*GIVEN INSTRUCTION*
Copy nothing but the part that opens with the line containing "Emit a Python" and closes with the line containing "years = list(range(1940, 1971))". Do not include pictures.

*MATERIAL SUPPLIED*
** Start **
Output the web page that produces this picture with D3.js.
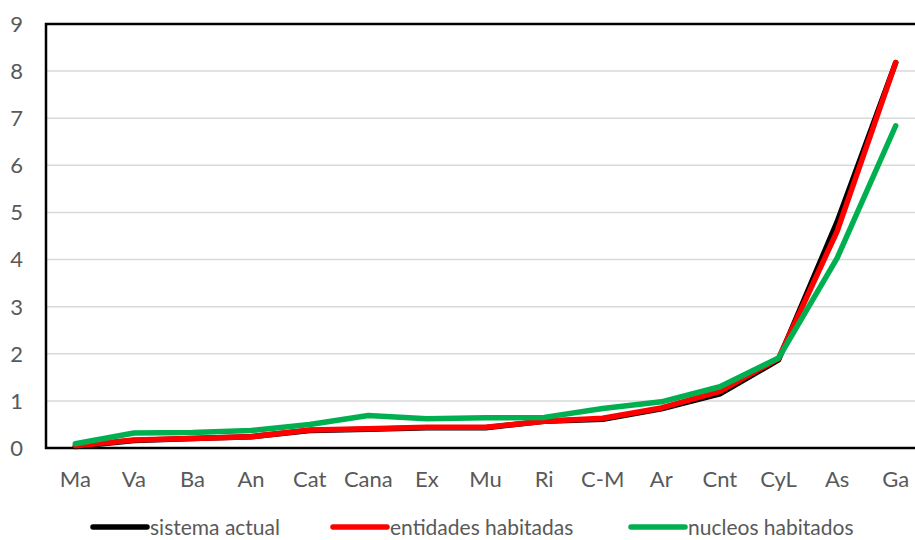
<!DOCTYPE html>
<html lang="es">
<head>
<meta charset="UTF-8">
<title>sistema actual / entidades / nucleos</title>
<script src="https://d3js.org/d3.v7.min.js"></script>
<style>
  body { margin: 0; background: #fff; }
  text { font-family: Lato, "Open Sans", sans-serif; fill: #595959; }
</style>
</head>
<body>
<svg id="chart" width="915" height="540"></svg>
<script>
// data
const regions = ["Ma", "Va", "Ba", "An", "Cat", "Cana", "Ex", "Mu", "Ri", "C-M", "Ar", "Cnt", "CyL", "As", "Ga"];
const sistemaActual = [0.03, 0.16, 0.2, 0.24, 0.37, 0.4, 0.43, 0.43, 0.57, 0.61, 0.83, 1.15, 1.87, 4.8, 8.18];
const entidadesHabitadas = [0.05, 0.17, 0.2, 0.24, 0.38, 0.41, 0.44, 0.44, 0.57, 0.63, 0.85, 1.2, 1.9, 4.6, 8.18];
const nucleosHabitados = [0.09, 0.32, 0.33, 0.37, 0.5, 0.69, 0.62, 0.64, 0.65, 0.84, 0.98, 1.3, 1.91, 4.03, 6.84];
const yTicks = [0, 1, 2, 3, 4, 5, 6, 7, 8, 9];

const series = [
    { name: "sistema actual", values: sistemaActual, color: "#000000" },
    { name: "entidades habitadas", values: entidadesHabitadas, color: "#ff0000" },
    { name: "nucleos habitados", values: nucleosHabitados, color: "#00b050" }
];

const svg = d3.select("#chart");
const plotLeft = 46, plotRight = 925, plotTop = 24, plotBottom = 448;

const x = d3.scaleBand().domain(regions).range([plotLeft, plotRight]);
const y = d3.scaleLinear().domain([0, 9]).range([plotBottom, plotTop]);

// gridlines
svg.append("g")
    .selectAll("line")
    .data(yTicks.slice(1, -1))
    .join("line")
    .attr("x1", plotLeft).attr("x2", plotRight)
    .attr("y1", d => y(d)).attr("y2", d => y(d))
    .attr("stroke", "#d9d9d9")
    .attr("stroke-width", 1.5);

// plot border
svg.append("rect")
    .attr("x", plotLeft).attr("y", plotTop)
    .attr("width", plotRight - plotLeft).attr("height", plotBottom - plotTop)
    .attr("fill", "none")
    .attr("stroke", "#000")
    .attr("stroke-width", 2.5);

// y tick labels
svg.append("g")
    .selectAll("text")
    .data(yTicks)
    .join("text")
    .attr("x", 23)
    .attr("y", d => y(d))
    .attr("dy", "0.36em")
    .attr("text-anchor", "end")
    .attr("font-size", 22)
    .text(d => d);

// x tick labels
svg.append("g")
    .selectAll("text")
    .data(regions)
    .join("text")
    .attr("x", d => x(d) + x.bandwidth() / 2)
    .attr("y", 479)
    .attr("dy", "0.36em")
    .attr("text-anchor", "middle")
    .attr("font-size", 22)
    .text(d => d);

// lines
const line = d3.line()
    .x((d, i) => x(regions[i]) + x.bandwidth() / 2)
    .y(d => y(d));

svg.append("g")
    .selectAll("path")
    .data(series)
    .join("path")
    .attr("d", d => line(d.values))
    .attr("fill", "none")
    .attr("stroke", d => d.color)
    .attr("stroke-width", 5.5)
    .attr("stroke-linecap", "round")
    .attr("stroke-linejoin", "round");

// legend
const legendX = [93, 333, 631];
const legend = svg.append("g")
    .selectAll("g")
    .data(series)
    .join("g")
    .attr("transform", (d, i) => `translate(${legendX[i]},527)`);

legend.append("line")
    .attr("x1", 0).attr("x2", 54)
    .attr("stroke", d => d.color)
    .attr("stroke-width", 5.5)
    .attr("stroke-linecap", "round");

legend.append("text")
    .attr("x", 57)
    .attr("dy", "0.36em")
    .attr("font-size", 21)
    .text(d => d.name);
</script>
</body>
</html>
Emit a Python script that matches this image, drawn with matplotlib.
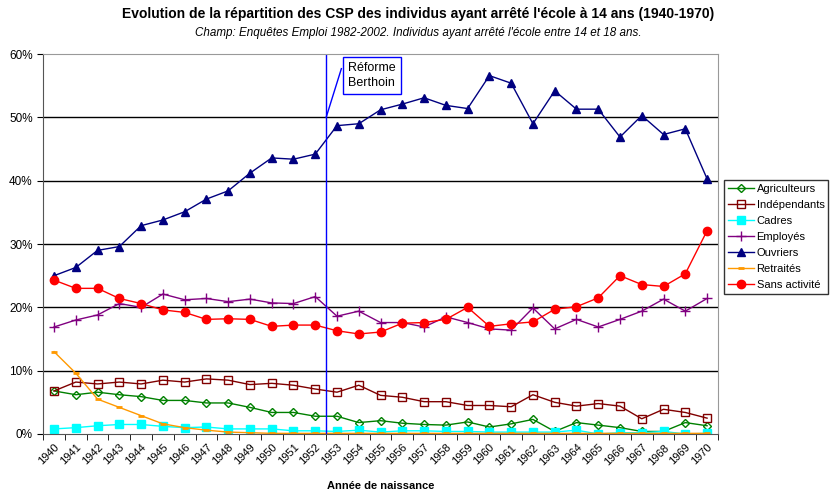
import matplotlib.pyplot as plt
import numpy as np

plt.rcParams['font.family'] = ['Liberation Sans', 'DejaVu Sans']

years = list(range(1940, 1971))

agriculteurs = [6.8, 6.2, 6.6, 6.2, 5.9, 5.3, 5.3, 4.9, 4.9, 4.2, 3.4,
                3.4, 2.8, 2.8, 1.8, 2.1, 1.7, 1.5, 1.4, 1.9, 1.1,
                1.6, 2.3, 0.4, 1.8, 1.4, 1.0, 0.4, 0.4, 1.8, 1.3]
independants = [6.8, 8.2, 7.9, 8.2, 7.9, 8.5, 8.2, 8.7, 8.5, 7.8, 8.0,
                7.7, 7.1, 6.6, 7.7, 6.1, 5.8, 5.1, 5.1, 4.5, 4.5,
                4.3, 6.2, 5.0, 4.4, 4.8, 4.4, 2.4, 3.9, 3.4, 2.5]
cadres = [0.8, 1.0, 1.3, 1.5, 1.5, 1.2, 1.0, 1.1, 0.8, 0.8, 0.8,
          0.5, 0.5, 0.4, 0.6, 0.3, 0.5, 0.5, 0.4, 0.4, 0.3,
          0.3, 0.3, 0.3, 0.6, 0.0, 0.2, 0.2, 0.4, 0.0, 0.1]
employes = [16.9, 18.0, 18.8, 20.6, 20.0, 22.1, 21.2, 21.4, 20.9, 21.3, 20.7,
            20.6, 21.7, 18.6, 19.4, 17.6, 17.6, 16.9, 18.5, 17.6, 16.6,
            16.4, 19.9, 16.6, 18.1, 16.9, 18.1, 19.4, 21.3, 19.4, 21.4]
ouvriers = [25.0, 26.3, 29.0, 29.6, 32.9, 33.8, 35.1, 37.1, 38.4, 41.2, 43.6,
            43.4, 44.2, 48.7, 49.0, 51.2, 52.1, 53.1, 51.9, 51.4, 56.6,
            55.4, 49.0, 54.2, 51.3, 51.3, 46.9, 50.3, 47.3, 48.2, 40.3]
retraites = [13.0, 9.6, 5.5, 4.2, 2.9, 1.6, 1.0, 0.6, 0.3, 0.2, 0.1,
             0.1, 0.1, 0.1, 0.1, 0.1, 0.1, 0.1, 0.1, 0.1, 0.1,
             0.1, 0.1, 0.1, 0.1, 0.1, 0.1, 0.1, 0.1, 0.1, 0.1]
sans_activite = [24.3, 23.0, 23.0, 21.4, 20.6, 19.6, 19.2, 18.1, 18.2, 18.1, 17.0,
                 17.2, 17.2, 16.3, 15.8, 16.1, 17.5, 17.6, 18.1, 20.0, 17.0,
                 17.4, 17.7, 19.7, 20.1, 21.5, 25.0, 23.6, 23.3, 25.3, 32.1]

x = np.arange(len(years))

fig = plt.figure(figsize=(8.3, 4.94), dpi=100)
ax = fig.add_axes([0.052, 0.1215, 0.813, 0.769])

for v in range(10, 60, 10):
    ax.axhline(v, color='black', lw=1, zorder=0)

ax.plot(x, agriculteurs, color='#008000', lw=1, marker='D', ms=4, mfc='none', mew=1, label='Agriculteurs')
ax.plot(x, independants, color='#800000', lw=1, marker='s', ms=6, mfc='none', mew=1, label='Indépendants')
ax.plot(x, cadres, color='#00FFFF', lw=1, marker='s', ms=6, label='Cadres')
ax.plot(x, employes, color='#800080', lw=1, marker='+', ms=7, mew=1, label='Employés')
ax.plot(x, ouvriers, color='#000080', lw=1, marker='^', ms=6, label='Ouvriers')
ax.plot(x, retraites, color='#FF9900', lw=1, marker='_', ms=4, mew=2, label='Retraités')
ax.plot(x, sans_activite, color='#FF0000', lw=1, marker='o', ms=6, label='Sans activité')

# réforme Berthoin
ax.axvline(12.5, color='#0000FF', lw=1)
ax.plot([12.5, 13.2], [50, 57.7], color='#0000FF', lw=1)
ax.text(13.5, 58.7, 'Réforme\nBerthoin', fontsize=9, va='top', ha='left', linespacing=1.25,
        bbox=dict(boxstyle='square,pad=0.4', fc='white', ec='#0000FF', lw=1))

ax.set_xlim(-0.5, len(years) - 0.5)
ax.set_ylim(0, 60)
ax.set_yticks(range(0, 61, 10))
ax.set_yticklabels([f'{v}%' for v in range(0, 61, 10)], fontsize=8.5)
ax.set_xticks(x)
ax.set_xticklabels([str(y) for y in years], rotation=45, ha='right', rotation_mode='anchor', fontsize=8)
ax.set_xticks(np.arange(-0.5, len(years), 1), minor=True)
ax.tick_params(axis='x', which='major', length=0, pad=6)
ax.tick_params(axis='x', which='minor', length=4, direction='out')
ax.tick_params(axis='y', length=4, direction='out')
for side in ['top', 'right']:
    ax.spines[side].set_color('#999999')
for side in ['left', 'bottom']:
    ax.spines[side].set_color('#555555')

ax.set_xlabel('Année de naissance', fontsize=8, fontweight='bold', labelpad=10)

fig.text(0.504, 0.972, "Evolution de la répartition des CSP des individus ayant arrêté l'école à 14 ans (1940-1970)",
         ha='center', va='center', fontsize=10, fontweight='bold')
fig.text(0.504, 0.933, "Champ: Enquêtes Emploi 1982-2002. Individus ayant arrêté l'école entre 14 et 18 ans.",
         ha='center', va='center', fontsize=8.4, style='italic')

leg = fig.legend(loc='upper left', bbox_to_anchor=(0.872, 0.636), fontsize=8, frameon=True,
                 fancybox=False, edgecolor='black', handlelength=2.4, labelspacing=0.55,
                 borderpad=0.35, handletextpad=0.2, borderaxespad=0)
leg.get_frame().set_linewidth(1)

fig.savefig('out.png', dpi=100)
** End **
*TASK OUTPUT*
Emit a Python script that matches this image, drawn with matplotlib.
import matplotlib.pyplot as plt
import numpy as np

plt.rcParams['font.family'] = ['Liberation Sans', 'DejaVu Sans']

years = list(range(1940, 1971))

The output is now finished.